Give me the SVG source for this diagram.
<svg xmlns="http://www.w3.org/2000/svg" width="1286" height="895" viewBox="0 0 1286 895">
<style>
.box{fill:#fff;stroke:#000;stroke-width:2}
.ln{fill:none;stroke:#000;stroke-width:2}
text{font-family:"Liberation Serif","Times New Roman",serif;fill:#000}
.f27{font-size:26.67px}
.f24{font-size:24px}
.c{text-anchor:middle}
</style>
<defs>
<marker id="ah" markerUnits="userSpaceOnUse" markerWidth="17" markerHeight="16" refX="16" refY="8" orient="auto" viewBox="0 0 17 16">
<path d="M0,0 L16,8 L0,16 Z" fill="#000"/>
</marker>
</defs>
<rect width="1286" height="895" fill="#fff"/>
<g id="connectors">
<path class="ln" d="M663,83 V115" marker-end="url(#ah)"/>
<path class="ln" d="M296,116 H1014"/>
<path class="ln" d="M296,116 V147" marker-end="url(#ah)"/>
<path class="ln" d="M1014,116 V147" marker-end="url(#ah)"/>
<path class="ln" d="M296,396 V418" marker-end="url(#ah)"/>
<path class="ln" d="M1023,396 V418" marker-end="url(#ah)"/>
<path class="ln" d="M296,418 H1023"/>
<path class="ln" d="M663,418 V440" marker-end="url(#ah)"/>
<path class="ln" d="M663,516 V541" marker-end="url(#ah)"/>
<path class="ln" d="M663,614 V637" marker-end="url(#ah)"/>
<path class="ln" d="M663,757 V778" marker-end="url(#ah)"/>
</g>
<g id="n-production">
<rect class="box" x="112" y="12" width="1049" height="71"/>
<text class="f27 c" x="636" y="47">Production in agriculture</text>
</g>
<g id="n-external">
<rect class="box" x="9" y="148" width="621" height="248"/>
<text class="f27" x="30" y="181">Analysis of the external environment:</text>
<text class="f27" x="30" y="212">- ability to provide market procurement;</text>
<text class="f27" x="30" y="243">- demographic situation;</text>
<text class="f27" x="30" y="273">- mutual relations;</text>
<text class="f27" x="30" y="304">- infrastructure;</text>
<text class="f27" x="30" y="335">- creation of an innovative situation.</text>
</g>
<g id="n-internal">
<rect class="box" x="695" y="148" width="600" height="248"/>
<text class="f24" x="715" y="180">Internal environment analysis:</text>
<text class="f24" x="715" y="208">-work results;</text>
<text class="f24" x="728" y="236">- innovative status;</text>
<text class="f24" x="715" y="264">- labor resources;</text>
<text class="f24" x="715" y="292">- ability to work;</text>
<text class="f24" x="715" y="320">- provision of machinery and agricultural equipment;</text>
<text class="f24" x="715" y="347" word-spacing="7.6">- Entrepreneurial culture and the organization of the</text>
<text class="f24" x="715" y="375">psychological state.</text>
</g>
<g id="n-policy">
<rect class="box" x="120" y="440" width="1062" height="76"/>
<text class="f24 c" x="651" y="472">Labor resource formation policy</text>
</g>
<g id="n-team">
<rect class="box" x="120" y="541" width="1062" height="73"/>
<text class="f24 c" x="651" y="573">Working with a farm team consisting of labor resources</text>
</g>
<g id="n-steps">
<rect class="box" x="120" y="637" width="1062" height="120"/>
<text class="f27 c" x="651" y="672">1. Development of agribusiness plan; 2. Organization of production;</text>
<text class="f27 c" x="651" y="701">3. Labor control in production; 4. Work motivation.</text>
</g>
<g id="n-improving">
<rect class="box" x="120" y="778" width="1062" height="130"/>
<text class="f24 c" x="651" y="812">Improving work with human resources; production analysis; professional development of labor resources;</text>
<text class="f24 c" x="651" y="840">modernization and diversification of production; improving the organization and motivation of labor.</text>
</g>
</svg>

▶ [Aim of the task]: Each line of the material should be echoed exactly.

▶ [Output for this task]:
Give me the SVG source for this diagram.
<svg xmlns="http://www.w3.org/2000/svg" width="1286" height="895" viewBox="0 0 1286 895">
<style>
.box{fill:#fff;stroke:#000;stroke-width:2}
.ln{fill:none;stroke:#000;stroke-width:2}
text{font-family:"Liberation Serif","Times New Roman",serif;fill:#000}
.f27{font-size:26.67px}
.f24{font-size:24px}
.c{text-anchor:middle}
</style>
<defs>
<marker id="ah" markerUnits="userSpaceOnUse" markerWidth="17" markerHeight="16" refX="16" refY="8" orient="auto" viewBox="0 0 17 16">
<path d="M0,0 L16,8 L0,16 Z" fill="#000"/>
</marker>
</defs>
<rect width="1286" height="895" fill="#fff"/>
<g id="connectors">
<path class="ln" d="M663,83 V115" marker-end="url(#ah)"/>
<path class="ln" d="M296,116 H1014"/>
<path class="ln" d="M296,116 V147" marker-end="url(#ah)"/>
<path class="ln" d="M1014,116 V147" marker-end="url(#ah)"/>
<path class="ln" d="M296,396 V418" marker-end="url(#ah)"/>
<path class="ln" d="M1023,396 V418" marker-end="url(#ah)"/>
<path class="ln" d="M296,418 H1023"/>
<path class="ln" d="M663,418 V440" marker-end="url(#ah)"/>
<path class="ln" d="M663,516 V541" marker-end="url(#ah)"/>
<path class="ln" d="M663,614 V637" marker-end="url(#ah)"/>
<path class="ln" d="M663,757 V778" marker-end="url(#ah)"/>
</g>
<g id="n-production">
<rect class="box" x="112" y="12" width="1049" height="71"/>
<text class="f27 c" x="636" y="47">Production in agriculture</text>
</g>
<g id="n-external">
<rect class="box" x="9" y="148" width="621" height="248"/>
<text class="f27" x="30" y="181">Analysis of the external environment:</text>
<text class="f27" x="30" y="212">- ability to provide market procurement;</text>
<text class="f27" x="30" y="243">- demographic situation;</text>
<text class="f27" x="30" y="273">- mutual relations;</text>
<text class="f27" x="30" y="304">- infrastructure;</text>
<text class="f27" x="30" y="335">- creation of an innovative situation.</text>
</g>
<g id="n-internal">
<rect class="box" x="695" y="148" width="600" height="248"/>
<text class="f24" x="715" y="180">Internal environment analysis:</text>
<text class="f24" x="715" y="208">-work results;</text>
<text class="f24" x="728" y="236">- innovative status;</text>
<text class="f24" x="715" y="264">- labor resources;</text>
<text class="f24" x="715" y="292">- ability to work;</text>
<text class="f24" x="715" y="320">- provision of machinery and agricultural equipment;</text>
<text class="f24" x="715" y="347" word-spacing="7.6">- Entrepreneurial culture and the organization of the</text>
<text class="f24" x="715" y="375">psychological state.</text>
</g>
<g id="n-policy">
<rect class="box" x="120" y="440" width="1062" height="76"/>
<text class="f24 c" x="651" y="472">Labor resource formation policy</text>
</g>
<g id="n-team">
<rect class="box" x="120" y="541" width="1062" height="73"/>
<text class="f24 c" x="651" y="573">Working with a farm team consisting of labor resources</text>
</g>
<g id="n-steps">
<rect class="box" x="120" y="637" width="1062" height="120"/>
<text class="f27 c" x="651" y="672">1. Development of agribusiness plan; 2. Organization of production;</text>
<text class="f27 c" x="651" y="701">3. Labor control in production; 4. Work motivation.</text>
</g>
<g id="n-improving">
<rect class="box" x="120" y="778" width="1062" height="130"/>
<text class="f24 c" x="651" y="812">Improving work with human resources; production analysis; professional development of labor resources;</text>
<text class="f24 c" x="651" y="840">modernization and diversification of production; improving the organization and motivation of labor.</text>
</g>
</svg>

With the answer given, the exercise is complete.